A group of students carried out an investigation into the energy changes that take place when metal hydroxides dissolve in water - Scottish Highers Chemistry - Question 9 - 2022

The experiment was carried out in a polystyrene cup with a lid to minimize heat loss to the surroundings. Polystyrene is a poor conductor of heat, which helps to insulate the contents and maintain the temperature changes accurately. The lid further prevents heat from escaping and ensures that the temperature readings reflect only the reaction taking place within the cup.

To find the energy released per mole of potassium hydroxide, we first note that 5.61 g of KOH releases 5.25 kJ. The molar mass of KOH is approximately 56.11 g/mol. The number of moles in 5.61 g is calculated as:

$n = \frac{5.61}{56.11} \approx 0.1000 \text{ mol}$

Now, we can find the energy released per mole:

$\text{Energy per mole} = \frac{5.25 \text{ kJ}}{0.1000 \text{ mol}} \approx 52.5 \text{ kJ mol}^{-1}$

Therefore, approximately 52.5 kJ of energy is released when one mole of potassium hydroxide dissolves in water.
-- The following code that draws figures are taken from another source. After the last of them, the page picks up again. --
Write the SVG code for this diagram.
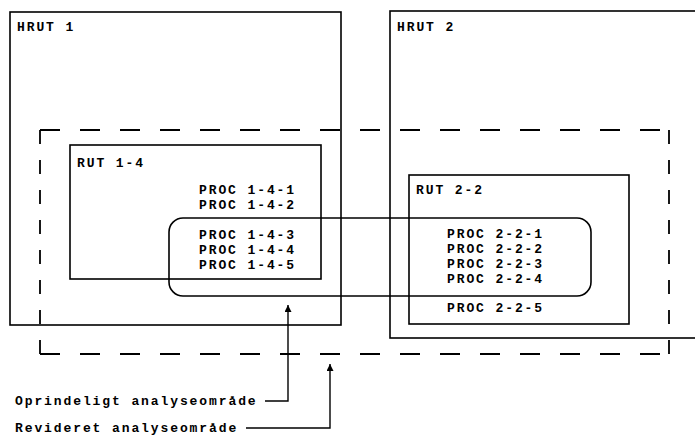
<svg xmlns="http://www.w3.org/2000/svg" width="695" height="437" viewBox="0 0 695 437">
<style>
.box{fill:none;stroke:#000;stroke-width:1.6}
.dh{fill:none;stroke:#000;stroke-width:1.8;stroke-dasharray:20 20}
.dv{fill:none;stroke:#000;stroke-width:1.8;stroke-dasharray:14 16}
.ln{fill:none;stroke:#000;stroke-width:1.4}
text{font-family:"Liberation Mono","DejaVu Sans Mono",monospace;font-weight:bold;font-size:13px;letter-spacing:1.9px;fill:#000}
</style>
<defs>
<marker id="ah" viewBox="0 0 10 10" refX="10" refY="5" markerWidth="8" markerHeight="7" orient="auto" markerUnits="userSpaceOnUse">
<path d="M0,0 L10,5 L0,10 Z" fill="#000"/>
</marker>
</defs>
<rect width="695" height="437" fill="#fff"/>
<g id="hrut1"><rect class="box" x="10" y="12" width="331" height="313"/><text x="17" y="31">HRUT 1</text></g>
<g id="hrut2"><rect class="box" x="390" y="11" width="320" height="327"/><text x="397" y="31">HRUT 2</text></g>
<g id="revideret">
<line class="dh" x1="40" y1="130" x2="669" y2="130"/>
<line class="dh" x1="40" y1="354" x2="669" y2="354"/>
<line class="dv" x1="40" y1="130" x2="40" y2="354"/>
<line class="dv" x1="669" y1="130" x2="669" y2="354"/>
</g>
<g id="rut14"><rect class="box" x="70" y="145" width="251" height="134"/><text x="77" y="167">RUT 1-4</text>
<text x="199" y="194">PROC 1-4-1</text><text x="199" y="209">PROC 1-4-2</text>
<text x="199" y="239">PROC 1-4-3</text><text x="199" y="254">PROC 1-4-4</text><text x="199" y="269">PROC 1-4-5</text></g>
<g id="rut22"><rect class="box" x="409" y="175" width="220" height="149"/><text x="416" y="194">RUT 2-2</text>
<text x="447" y="238">PROC 2-2-1</text><text x="447" y="253">PROC 2-2-2</text><text x="447" y="268">PROC 2-2-3</text><text x="447" y="283">PROC 2-2-4</text><text x="447" y="312">PROC 2-2-5</text></g>
<g id="oprindeligt"><rect class="box" x="169" y="218" width="422" height="78" rx="14" ry="14"/></g>
<g id="connectors">
<polyline class="ln" points="265,401 288,401 288,305" marker-end="url(#ah)"/>
<polyline class="ln" points="246,428 330,428 330,364" marker-end="url(#ah)"/>
</g>
<g id="labels">
<text x="15" y="405">Oprindeligt analyseområde</text>
<text x="15" y="432">Revideret analyseområde</text>
</g>
</svg>
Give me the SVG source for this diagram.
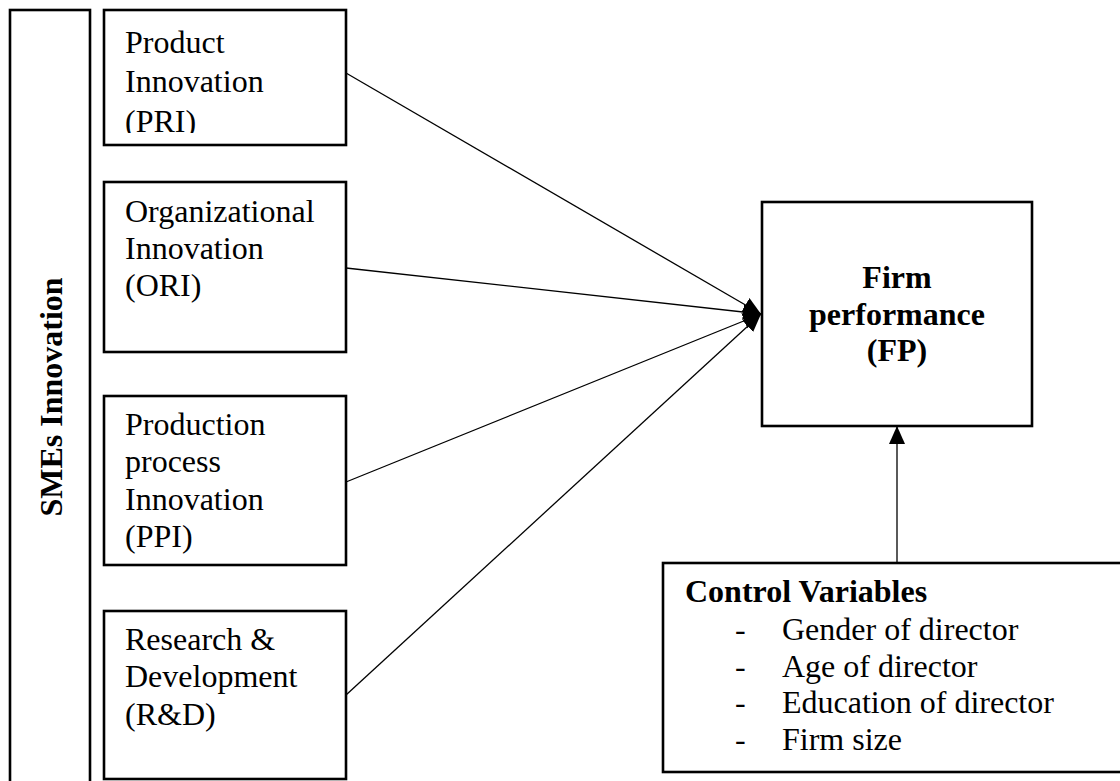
<svg xmlns="http://www.w3.org/2000/svg" width="1120" height="781" viewBox="0 0 1120 781">
<style>
.box{fill:#fff;stroke:#000;stroke-width:2.6}
.t{font-family:"Liberation Serif","Times New Roman",serif;font-size:32px;fill:#000}
.b{font-weight:bold}
.c{stroke:#000;stroke-width:1.3;fill:none}
</style>
<defs>
<marker id="ah" markerUnits="userSpaceOnUse" markerWidth="22" markerHeight="18" refX="18" refY="8" orient="auto">
<path d="M0,0 L18,8 L0,16 Z" fill="#000"/>
</marker>
<clipPath id="clipPRI"><rect x="104" y="10" width="242" height="123"/></clipPath>
</defs>
<rect width="1120" height="781" fill="#fff"/>
<g id="sme">
<rect class="box" x="10" y="10" width="80" height="790"/>
<text class="t b" font-size="32.5" transform="translate(62,397) rotate(-90)" text-anchor="middle">SMEs Innovation</text>
</g>
<g id="pri">
<rect class="box" x="104" y="10" width="242" height="135"/>
<g clip-path="url(#clipPRI)">
<text class="t" x="125" y="53">Product</text>
<text class="t" x="125" y="92">Innovation</text>
<text class="t" x="125" y="132">(PRI)</text>
</g>
</g>
<g id="ori">
<rect class="box" x="104" y="182" width="242" height="170"/>
<text class="t" x="125" y="222">Organizational</text>
<text class="t" x="125" y="259">Innovation</text>
<text class="t" x="125" y="296">(ORI)</text>
</g>
<g id="ppi">
<rect class="box" x="104" y="396" width="242" height="169"/>
<text class="t" x="125" y="435">Production</text>
<text class="t" x="125" y="472">process</text>
<text class="t" x="125" y="510">Innovation</text>
<text class="t" x="125" y="547">(PPI)</text>
</g>
<g id="rd">
<rect class="box" x="104" y="611" width="242" height="168"/>
<text class="t" x="125" y="650">Research &amp;</text>
<text class="t" x="125" y="687">Development</text>
<text class="t" x="125" y="725">(R&amp;D)</text>
</g>
<g id="fp">
<rect class="box" x="762" y="202" width="270" height="224"/>
<text class="t b" x="897" y="288" text-anchor="middle">Firm</text>
<text class="t b" x="897" y="325" text-anchor="middle">performance</text>
<text class="t b" x="897" y="361" text-anchor="middle">(FP)</text>
</g>
<g id="control">
<rect class="box" x="663" y="563" width="480" height="209"/>
<text class="t b" x="685" y="602">Control Variables</text>
<text class="t" x="735" y="640">-</text>
<text class="t" x="782" y="640">Gender of director</text>
<text class="t" x="735" y="677">-</text>
<text class="t" x="782" y="677">Age of director</text>
<text class="t" x="735" y="713">-</text>
<text class="t" x="782" y="713">Education of director</text>
<text class="t" x="735" y="750">-</text>
<text class="t" x="782" y="750">Firm size</text>
</g>
<g id="connectors">
<line class="c" x1="346" y1="73" x2="761" y2="314" marker-end="url(#ah)"/>
<line class="c" x1="346" y1="268" x2="761" y2="314" marker-end="url(#ah)"/>
<line class="c" x1="346" y1="482" x2="761" y2="314" marker-end="url(#ah)"/>
<line class="c" x1="346" y1="695" x2="761" y2="314" marker-end="url(#ah)"/>
<line class="c" x1="897" y1="563" x2="897" y2="426" marker-end="url(#ah)"/>
</g>
</svg>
To calculate the enthalpy change for the reaction:

$\text{Ca}(s) + 2\text{H}_2\text{O}(l) \rightarrow \text{Ca(OH)}_2(s) + \text{H}_2(g)$

We can use the enthalpies of formation given:

1. For the formation of water: $\Delta H_{H2O} = -286 \text{ kJ mol}^{-1}$
2. For the formation of calcium hydroxide: $\Delta H_{Ca(OH)2} = -986 \text{ kJ mol}^{-1}$

We apply Hess's law:

$\Delta H = \Delta H_{Ca(OH)2} - [\Delta H_{H2O}] \times 2$

Substituting the values:

$\Delta H = -986 - 2(-286)$ $\Delta H = -986 + 572 = -414 \text{ kJ mol}^{-1}$

Thus, the enthalpy change for the reaction is -414 kJ mol⁻¹.